### Your objective
Copy out the lines that have "matplotlib" in them.

### Records with drawing code
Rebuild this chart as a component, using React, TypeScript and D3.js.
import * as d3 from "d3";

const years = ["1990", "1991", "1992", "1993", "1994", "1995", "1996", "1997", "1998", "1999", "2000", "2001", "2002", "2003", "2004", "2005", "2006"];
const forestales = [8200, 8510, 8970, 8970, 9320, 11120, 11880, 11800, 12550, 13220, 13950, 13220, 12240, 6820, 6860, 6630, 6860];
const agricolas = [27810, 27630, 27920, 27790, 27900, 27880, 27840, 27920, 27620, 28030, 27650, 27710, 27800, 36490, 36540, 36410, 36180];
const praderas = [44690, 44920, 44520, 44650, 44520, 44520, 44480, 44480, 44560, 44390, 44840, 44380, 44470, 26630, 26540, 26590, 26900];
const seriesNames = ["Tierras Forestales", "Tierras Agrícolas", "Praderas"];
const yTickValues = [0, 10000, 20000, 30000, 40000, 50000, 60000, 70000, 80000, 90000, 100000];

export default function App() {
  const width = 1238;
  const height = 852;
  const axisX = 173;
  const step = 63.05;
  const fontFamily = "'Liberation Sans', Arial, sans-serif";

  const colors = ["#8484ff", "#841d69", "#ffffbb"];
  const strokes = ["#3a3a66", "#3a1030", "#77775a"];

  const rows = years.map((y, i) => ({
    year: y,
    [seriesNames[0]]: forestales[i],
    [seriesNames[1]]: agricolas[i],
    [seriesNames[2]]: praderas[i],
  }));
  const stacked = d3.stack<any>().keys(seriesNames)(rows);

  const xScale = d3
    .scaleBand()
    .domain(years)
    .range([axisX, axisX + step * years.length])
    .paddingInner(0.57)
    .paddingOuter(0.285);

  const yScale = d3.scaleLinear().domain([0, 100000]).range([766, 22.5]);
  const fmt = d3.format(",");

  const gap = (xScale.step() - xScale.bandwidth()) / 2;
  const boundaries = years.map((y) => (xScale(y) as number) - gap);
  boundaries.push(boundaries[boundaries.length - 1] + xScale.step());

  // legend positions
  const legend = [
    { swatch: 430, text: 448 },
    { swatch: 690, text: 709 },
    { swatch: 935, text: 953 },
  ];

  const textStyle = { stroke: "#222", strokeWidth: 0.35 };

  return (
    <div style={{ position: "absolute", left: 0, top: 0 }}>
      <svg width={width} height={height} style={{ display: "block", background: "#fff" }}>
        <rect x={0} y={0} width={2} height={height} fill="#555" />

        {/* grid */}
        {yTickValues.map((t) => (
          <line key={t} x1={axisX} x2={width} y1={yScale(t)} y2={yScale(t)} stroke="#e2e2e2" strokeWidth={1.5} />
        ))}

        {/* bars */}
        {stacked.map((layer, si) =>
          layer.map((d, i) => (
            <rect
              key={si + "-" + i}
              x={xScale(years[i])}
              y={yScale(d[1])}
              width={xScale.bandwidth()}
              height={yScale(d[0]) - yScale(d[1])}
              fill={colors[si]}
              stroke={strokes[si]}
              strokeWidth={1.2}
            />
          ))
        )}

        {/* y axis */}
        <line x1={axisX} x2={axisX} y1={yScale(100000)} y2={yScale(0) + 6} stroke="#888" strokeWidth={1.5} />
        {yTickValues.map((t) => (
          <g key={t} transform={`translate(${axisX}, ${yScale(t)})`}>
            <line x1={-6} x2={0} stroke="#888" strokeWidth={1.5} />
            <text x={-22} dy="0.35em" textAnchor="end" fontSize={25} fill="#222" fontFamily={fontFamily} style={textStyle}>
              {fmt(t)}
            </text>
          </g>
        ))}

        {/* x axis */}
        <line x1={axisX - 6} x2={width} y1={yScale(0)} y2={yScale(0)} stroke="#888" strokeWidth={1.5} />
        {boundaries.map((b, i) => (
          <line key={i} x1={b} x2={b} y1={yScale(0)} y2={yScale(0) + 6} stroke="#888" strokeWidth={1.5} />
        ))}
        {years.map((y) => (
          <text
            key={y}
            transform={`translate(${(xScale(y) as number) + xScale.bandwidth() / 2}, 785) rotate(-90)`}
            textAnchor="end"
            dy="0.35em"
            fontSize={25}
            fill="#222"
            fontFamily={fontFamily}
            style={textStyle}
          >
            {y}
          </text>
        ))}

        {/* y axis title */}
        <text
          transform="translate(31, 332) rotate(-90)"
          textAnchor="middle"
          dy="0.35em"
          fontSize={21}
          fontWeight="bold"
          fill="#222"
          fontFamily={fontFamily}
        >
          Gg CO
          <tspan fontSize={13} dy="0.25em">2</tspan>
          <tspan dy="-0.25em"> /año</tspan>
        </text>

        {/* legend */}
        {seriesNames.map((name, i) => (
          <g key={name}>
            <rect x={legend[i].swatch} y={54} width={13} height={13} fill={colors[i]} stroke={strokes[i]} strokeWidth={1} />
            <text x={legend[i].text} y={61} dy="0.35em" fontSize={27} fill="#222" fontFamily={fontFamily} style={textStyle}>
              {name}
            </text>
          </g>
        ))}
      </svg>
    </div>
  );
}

--

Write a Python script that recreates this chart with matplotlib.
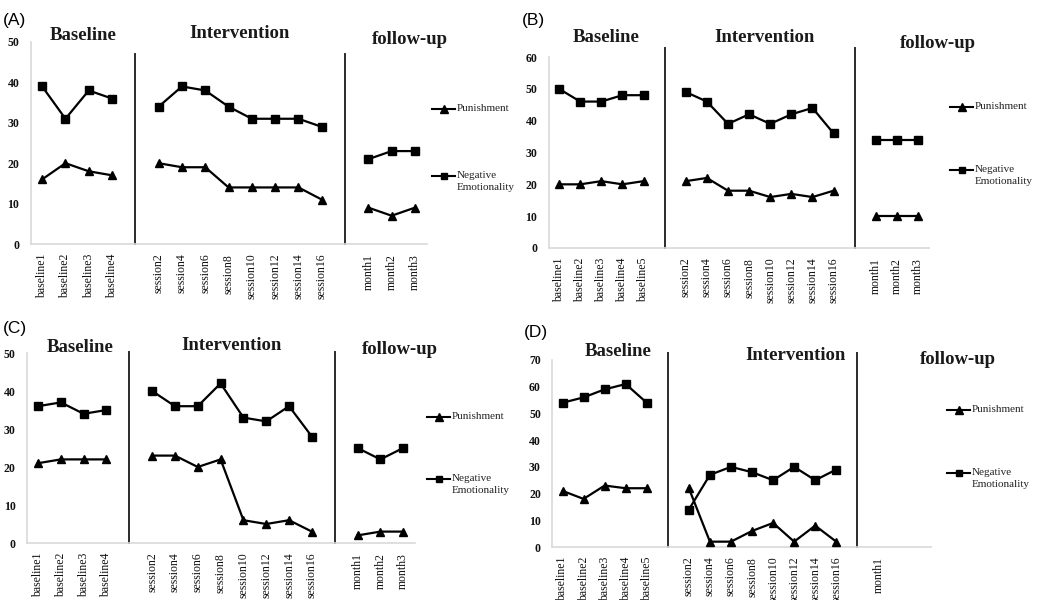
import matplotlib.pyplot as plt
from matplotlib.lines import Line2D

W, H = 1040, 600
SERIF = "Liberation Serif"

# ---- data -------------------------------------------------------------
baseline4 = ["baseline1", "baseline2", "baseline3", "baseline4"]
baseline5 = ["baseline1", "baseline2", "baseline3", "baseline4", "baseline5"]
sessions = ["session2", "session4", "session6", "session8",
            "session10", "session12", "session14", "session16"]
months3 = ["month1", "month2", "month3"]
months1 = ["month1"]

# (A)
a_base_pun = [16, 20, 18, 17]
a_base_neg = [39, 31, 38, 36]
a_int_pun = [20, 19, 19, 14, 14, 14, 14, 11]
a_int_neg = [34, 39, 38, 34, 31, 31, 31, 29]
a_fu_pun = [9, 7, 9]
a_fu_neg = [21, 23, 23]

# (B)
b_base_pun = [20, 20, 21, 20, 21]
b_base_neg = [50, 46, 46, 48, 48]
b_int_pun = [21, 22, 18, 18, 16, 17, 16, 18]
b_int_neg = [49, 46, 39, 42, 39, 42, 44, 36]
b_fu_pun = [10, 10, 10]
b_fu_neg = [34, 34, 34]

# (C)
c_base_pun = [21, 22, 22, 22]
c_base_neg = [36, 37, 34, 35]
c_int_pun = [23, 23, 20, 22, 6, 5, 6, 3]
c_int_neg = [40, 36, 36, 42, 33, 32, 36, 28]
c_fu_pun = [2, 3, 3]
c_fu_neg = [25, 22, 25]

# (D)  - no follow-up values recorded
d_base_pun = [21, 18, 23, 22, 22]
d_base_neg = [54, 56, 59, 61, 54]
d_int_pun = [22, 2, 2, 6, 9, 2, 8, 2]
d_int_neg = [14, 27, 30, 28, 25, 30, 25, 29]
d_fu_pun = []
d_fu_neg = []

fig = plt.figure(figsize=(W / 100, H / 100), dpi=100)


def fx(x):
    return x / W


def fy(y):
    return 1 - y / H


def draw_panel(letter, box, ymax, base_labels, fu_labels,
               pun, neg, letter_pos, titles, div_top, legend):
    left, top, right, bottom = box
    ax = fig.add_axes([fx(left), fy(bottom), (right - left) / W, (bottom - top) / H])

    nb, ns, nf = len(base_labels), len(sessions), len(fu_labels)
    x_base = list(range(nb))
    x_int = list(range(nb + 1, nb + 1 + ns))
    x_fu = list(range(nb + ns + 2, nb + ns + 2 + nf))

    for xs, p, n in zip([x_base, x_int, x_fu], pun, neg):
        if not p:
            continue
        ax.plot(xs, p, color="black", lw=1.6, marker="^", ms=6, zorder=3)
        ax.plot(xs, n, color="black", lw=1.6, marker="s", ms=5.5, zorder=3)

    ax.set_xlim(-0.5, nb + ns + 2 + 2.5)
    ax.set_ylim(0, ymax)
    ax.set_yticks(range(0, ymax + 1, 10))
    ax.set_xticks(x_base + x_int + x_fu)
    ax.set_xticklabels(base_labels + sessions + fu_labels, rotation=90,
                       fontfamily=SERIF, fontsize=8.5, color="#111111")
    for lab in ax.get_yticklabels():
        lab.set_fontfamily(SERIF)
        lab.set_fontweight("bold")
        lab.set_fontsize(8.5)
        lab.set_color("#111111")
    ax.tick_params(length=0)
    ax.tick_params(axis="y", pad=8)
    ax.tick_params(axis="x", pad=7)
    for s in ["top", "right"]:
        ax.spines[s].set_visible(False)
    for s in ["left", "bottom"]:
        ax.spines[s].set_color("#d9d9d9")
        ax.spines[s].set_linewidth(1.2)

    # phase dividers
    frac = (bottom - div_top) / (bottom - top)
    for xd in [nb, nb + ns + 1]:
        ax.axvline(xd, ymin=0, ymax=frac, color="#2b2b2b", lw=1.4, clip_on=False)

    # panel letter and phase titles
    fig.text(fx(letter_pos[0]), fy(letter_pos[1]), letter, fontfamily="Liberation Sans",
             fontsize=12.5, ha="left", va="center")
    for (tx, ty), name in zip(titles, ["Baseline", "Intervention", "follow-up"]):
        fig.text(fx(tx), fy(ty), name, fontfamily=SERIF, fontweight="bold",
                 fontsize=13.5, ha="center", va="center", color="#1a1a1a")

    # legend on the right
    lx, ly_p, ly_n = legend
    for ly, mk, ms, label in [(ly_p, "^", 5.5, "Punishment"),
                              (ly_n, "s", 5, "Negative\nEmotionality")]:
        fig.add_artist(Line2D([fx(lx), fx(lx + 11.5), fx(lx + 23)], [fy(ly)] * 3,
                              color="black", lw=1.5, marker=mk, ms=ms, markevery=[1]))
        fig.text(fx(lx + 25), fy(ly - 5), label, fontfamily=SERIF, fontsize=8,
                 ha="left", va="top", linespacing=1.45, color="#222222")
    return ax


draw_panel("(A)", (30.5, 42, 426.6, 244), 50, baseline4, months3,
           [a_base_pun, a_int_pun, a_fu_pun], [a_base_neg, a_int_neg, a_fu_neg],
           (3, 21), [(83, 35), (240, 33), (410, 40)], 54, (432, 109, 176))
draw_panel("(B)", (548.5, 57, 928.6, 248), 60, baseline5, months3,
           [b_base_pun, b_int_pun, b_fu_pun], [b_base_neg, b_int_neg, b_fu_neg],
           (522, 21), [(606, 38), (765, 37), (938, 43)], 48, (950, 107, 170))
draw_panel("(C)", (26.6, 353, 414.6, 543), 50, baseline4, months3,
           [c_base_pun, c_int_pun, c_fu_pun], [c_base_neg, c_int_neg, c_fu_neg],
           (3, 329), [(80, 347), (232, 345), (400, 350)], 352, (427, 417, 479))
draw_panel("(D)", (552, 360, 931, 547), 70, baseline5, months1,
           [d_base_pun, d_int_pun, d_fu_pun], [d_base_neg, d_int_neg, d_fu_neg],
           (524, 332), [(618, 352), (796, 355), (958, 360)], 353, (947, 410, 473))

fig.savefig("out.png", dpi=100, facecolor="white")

* * *

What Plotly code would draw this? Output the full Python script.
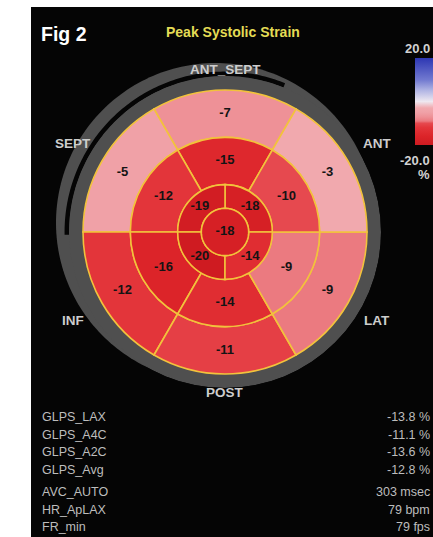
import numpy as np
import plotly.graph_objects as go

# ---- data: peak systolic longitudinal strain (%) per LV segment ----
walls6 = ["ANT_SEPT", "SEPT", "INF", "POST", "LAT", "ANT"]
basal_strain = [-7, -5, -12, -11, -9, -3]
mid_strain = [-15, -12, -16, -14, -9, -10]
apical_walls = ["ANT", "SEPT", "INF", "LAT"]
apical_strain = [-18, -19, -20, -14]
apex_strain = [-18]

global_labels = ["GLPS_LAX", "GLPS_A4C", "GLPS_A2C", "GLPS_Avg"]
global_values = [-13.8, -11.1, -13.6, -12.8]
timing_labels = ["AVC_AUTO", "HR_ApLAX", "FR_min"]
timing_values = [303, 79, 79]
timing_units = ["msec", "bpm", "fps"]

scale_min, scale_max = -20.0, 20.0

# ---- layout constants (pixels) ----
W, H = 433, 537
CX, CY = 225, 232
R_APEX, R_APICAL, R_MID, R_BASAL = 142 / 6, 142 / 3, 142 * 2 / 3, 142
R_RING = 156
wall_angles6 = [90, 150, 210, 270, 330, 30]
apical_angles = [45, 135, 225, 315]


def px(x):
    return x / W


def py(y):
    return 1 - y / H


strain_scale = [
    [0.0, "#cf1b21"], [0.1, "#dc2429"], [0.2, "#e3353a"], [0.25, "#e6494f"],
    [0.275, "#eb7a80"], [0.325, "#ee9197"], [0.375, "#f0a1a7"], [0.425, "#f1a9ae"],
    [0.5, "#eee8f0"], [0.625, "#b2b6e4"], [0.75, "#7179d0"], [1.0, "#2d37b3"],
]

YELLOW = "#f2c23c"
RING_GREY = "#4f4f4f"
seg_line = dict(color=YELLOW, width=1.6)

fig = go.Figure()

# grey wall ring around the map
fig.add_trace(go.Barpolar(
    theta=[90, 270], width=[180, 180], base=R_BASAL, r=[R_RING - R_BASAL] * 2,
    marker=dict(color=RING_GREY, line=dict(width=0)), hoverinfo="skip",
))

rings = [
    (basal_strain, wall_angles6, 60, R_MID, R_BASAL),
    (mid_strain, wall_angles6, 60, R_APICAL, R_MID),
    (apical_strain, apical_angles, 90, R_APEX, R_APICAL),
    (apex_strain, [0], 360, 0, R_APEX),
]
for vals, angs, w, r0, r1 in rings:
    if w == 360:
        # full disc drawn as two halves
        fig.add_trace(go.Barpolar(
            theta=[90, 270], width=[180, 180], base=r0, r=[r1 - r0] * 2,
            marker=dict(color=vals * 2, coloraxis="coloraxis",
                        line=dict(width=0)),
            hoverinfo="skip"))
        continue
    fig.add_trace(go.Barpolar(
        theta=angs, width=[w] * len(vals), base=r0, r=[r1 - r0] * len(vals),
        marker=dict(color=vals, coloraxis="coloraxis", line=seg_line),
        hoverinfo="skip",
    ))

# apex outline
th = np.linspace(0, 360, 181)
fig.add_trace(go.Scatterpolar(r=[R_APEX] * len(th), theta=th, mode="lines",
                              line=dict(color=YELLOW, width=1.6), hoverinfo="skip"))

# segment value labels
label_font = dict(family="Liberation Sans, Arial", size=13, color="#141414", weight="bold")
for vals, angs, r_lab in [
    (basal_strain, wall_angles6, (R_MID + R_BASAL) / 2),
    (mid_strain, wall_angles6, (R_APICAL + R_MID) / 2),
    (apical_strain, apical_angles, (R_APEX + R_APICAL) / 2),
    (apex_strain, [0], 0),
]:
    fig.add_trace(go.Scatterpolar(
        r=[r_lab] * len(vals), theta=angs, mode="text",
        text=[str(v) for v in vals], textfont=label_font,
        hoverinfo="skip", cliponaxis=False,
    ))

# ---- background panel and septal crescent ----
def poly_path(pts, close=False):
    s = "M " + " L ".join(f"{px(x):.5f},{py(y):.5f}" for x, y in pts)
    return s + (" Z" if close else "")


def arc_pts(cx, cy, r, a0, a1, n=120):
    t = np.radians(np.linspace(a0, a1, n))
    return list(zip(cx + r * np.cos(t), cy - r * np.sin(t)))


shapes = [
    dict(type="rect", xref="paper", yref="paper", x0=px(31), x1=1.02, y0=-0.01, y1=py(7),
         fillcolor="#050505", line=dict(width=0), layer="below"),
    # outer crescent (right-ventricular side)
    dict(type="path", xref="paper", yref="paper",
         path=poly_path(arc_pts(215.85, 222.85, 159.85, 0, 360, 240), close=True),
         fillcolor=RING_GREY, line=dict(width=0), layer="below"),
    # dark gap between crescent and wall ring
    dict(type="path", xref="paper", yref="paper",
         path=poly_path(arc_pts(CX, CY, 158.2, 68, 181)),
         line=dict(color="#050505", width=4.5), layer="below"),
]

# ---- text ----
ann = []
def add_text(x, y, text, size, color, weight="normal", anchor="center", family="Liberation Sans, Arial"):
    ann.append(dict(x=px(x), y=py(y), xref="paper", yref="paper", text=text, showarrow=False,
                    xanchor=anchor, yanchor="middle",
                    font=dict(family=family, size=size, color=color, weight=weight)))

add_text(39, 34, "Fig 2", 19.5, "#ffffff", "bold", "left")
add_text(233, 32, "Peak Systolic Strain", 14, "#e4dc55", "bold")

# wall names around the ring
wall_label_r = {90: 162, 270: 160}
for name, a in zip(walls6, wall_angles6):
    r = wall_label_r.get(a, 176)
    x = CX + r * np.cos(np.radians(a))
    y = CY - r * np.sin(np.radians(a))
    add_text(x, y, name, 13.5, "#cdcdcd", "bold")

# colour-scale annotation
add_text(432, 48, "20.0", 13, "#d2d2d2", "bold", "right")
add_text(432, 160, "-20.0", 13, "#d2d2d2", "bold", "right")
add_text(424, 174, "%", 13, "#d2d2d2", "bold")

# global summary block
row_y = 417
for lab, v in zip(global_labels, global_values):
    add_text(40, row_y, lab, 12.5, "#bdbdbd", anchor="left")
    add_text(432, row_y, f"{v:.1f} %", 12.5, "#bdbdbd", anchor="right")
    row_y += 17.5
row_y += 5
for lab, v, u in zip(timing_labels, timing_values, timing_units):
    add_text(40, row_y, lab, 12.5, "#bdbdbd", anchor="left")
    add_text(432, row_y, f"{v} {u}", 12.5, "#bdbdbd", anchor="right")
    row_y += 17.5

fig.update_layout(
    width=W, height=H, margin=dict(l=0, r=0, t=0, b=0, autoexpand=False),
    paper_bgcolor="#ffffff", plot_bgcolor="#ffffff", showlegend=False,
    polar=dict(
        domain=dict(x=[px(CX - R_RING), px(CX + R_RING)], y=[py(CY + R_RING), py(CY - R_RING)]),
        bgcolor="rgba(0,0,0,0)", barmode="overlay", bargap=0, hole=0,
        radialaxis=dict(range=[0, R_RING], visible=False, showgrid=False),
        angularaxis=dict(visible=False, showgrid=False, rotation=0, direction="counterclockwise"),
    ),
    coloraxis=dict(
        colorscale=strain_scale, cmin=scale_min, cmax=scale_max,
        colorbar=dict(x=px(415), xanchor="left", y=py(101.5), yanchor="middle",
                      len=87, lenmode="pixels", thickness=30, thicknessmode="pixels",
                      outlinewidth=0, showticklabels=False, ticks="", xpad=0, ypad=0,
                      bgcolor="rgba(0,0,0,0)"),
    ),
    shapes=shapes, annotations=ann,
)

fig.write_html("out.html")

### Exercise output
Write a Python script that recreates this chart with matplotlib.
import matplotlib.pyplot as plt
from matplotlib.lines import Line2D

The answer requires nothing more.